START

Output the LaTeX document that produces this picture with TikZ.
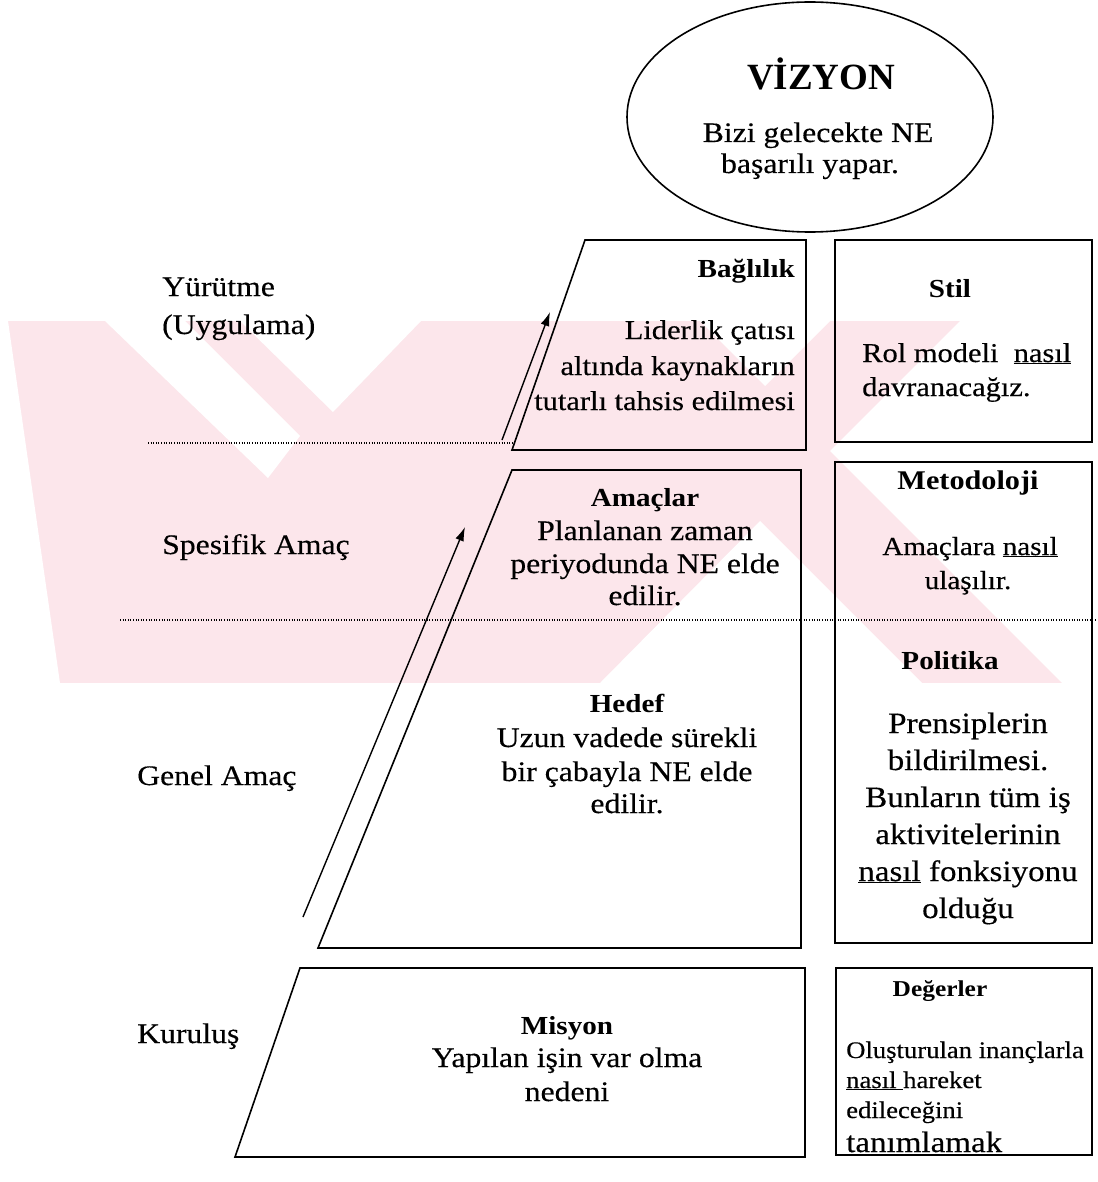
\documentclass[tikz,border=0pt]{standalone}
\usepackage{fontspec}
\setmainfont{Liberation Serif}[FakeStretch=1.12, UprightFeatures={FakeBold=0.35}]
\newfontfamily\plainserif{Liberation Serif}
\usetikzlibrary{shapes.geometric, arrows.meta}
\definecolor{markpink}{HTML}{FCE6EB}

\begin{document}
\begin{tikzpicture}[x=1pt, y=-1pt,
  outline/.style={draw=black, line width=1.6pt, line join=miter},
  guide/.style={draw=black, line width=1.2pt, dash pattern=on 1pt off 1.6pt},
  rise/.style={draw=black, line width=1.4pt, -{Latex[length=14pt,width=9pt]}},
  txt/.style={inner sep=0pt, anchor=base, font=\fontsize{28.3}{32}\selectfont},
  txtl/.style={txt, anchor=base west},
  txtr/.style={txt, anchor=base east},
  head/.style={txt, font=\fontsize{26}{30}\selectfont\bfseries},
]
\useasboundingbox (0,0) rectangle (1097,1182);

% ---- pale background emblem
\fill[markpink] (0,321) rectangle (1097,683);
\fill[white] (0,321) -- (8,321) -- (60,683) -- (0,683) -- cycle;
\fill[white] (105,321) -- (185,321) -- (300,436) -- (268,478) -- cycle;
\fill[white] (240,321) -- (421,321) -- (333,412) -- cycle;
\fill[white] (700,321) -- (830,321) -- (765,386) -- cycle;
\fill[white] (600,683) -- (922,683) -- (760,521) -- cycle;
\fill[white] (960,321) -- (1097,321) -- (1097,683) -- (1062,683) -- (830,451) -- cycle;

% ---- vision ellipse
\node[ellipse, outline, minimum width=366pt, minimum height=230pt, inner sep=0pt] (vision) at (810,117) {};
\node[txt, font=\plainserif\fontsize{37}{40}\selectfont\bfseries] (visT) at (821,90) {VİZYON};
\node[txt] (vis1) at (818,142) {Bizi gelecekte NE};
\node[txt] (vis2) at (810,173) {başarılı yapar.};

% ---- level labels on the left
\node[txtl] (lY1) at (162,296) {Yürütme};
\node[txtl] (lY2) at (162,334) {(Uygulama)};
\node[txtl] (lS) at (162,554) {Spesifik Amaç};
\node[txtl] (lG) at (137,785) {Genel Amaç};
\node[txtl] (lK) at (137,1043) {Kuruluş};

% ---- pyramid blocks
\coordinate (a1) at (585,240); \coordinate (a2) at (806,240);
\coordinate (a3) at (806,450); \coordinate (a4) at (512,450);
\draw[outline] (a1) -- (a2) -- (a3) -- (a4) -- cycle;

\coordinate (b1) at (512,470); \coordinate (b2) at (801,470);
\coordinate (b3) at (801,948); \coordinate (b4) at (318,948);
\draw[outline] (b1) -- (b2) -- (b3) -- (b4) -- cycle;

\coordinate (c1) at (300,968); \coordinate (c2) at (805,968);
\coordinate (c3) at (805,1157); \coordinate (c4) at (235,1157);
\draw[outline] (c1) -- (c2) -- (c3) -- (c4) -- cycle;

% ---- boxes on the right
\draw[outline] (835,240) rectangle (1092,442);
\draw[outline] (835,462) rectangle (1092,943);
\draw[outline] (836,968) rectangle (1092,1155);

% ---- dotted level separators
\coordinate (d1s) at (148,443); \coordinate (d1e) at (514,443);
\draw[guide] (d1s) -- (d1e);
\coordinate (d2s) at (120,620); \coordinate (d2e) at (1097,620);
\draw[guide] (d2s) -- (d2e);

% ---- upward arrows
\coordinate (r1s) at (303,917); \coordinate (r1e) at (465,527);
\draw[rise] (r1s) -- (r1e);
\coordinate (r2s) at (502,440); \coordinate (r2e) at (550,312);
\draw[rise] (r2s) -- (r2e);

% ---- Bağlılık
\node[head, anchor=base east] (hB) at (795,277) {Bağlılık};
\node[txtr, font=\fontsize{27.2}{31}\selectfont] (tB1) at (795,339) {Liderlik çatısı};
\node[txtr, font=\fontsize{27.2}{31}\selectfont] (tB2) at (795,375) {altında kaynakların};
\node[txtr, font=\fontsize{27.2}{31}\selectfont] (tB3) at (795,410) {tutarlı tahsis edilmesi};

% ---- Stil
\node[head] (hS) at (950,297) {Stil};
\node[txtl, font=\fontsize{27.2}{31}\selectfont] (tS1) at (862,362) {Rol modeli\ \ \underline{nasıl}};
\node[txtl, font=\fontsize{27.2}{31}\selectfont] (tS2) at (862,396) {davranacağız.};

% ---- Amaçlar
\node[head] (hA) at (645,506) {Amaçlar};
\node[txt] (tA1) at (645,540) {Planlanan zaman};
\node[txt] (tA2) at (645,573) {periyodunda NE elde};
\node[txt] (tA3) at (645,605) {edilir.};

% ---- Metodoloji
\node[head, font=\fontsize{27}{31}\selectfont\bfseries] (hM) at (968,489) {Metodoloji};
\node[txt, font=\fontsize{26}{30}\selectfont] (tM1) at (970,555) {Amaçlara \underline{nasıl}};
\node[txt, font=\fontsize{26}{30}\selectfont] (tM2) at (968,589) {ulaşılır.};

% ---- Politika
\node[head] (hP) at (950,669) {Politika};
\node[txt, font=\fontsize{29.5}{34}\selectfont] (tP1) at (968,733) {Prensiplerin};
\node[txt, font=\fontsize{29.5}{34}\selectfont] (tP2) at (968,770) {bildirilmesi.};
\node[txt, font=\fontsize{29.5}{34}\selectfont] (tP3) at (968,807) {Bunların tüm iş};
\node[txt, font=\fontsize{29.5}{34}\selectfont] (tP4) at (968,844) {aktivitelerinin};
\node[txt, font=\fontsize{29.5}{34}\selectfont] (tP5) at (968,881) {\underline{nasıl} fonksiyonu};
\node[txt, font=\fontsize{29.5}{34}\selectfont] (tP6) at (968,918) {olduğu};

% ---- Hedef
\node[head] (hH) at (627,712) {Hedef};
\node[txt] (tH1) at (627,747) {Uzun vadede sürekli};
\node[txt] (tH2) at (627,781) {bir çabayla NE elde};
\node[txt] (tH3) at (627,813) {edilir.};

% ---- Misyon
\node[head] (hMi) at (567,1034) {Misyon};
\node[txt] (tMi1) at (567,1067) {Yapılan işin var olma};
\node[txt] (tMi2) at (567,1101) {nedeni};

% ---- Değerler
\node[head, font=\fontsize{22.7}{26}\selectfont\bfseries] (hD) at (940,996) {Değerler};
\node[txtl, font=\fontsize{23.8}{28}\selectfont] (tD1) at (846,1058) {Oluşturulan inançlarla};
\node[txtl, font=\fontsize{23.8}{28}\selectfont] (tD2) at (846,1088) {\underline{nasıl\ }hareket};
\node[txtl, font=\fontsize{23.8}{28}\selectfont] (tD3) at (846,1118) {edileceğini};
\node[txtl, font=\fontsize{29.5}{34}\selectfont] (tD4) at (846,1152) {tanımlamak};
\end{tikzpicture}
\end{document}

END
START

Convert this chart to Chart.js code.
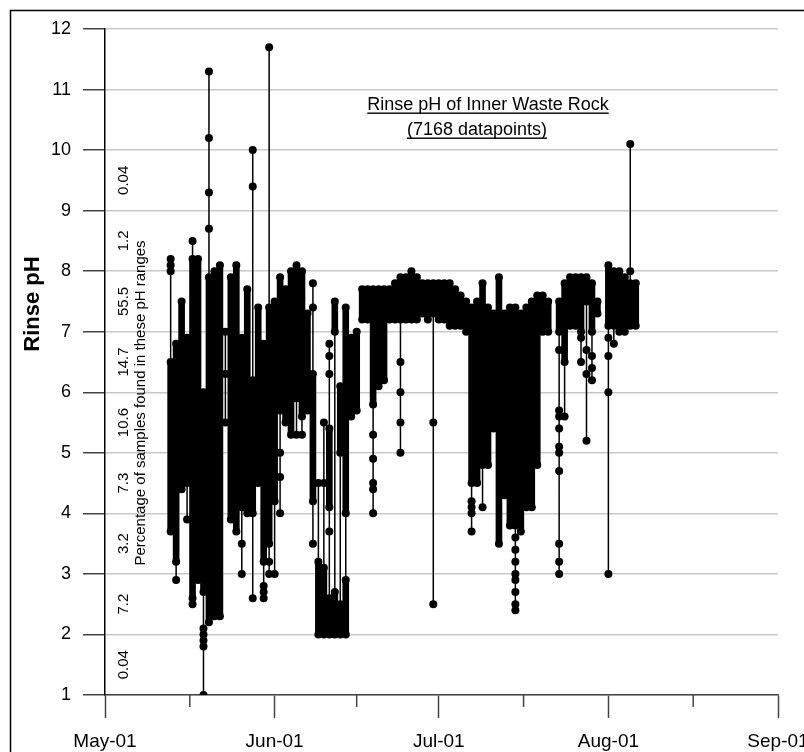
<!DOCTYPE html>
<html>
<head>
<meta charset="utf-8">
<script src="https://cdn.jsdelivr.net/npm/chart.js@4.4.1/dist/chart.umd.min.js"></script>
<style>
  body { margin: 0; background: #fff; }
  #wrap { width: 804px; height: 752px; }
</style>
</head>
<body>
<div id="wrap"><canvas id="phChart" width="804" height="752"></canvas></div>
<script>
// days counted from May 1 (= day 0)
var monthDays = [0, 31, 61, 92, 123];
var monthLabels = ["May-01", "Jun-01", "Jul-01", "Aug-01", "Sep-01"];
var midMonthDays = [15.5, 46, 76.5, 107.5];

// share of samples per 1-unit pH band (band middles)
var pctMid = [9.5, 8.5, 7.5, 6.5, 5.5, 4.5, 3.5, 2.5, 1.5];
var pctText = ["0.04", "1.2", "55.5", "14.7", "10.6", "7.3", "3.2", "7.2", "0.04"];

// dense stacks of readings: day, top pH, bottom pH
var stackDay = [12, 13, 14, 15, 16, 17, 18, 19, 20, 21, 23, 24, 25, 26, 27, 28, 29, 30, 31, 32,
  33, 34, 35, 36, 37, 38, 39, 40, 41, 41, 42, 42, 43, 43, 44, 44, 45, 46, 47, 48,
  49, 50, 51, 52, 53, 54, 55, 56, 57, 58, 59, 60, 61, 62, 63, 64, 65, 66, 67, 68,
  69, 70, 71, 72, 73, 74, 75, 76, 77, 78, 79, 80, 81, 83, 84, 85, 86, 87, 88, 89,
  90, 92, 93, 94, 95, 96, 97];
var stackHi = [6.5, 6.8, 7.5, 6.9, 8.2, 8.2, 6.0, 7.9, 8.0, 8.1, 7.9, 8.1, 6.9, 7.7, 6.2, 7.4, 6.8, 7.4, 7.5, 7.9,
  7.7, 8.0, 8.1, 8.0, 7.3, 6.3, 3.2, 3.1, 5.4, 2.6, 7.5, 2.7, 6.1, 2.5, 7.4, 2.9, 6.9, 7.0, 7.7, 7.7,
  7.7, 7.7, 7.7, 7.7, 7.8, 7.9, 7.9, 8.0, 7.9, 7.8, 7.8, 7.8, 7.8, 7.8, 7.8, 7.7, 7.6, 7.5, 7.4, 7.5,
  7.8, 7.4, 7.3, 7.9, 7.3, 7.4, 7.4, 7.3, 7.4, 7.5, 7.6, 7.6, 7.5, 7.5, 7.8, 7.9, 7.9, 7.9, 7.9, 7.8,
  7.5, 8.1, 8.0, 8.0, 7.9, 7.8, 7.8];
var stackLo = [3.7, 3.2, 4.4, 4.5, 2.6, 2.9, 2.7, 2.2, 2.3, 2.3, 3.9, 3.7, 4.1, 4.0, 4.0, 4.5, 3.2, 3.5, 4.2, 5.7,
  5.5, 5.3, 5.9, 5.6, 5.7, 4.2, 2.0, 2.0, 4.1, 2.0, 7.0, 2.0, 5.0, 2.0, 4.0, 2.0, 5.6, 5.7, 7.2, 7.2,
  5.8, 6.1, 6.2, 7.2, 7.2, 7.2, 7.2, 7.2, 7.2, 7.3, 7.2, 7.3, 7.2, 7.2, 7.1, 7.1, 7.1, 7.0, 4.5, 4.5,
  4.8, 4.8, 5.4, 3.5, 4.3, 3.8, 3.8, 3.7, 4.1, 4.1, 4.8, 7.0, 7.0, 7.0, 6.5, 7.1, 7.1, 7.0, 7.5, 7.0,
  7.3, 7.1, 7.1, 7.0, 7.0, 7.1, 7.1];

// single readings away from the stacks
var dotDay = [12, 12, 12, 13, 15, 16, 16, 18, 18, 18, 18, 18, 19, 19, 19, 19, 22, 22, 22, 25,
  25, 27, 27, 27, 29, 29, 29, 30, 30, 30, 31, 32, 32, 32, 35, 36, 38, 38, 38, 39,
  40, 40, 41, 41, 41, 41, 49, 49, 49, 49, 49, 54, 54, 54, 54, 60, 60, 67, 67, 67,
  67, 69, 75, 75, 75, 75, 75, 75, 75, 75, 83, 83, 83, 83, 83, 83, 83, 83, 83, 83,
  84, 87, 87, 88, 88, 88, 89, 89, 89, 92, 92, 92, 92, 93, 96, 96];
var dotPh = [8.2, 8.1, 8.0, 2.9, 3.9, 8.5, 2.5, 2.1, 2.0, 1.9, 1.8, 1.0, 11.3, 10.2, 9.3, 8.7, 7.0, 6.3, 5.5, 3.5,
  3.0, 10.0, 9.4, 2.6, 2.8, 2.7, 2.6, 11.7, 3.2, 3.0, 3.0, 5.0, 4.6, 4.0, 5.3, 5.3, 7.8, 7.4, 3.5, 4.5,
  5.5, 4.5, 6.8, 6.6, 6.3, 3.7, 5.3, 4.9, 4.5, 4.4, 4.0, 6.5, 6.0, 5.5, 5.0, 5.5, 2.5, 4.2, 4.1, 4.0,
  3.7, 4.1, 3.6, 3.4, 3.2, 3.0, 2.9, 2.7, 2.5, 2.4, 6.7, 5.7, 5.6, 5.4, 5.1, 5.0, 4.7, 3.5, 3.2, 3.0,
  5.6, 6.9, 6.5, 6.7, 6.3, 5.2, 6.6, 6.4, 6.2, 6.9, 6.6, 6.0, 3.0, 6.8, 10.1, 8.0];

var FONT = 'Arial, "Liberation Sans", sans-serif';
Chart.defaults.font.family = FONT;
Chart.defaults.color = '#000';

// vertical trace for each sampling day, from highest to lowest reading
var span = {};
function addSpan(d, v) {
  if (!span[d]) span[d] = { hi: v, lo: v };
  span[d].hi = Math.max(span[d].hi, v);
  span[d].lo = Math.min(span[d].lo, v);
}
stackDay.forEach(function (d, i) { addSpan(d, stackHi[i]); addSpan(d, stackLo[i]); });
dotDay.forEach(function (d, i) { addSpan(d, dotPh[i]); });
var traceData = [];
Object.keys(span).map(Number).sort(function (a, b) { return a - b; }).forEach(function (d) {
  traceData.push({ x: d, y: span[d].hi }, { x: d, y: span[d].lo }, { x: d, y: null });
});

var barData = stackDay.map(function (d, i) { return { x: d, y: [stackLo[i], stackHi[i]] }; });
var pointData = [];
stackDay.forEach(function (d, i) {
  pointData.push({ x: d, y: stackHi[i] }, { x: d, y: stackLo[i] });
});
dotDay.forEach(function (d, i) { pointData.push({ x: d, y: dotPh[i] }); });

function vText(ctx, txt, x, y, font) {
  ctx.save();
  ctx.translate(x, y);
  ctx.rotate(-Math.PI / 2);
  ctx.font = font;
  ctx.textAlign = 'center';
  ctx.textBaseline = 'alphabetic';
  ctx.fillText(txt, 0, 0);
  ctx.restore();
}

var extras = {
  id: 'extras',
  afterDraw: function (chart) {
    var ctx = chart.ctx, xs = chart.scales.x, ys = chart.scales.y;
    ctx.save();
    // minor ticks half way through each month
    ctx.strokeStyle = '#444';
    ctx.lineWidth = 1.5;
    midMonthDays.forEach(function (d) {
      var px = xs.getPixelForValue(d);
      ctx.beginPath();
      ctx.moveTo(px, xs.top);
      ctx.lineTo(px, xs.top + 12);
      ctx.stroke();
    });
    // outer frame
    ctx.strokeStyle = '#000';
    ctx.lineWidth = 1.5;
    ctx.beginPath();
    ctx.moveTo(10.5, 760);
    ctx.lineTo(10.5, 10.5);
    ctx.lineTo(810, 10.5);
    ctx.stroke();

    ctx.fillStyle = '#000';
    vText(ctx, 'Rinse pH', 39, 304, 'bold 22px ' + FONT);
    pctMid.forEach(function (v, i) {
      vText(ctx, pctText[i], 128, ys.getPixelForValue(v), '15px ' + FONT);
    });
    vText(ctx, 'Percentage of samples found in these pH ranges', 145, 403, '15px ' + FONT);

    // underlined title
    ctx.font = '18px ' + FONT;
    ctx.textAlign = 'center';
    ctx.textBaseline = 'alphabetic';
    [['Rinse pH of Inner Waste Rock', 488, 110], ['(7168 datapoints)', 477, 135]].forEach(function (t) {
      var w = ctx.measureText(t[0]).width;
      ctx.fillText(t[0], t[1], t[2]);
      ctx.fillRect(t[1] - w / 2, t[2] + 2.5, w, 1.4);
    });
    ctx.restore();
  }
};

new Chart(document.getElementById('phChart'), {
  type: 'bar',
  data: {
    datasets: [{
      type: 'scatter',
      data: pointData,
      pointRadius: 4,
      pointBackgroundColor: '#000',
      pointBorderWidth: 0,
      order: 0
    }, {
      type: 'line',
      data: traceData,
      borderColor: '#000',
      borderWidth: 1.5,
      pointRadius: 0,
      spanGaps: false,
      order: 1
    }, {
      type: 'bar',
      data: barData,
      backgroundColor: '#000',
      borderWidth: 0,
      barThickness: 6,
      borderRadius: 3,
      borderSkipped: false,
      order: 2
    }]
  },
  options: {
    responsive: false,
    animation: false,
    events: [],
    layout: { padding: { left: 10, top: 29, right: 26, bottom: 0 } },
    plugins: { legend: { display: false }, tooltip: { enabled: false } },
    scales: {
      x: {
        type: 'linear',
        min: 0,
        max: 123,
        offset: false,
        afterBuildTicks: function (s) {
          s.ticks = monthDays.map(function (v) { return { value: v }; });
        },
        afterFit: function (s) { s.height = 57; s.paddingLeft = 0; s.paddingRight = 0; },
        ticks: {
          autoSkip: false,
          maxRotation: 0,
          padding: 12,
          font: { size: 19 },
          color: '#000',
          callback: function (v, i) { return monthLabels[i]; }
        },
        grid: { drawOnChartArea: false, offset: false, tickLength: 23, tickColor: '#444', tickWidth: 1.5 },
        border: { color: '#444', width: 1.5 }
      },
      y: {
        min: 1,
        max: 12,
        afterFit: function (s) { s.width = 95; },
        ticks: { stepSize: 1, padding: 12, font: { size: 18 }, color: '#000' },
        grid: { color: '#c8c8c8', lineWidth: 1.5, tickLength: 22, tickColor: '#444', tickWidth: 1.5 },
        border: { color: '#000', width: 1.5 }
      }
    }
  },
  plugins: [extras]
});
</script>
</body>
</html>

END

### Stated problem
Exactly how many lines of the material contain the word "this"? Write the number alone.

### Response below
2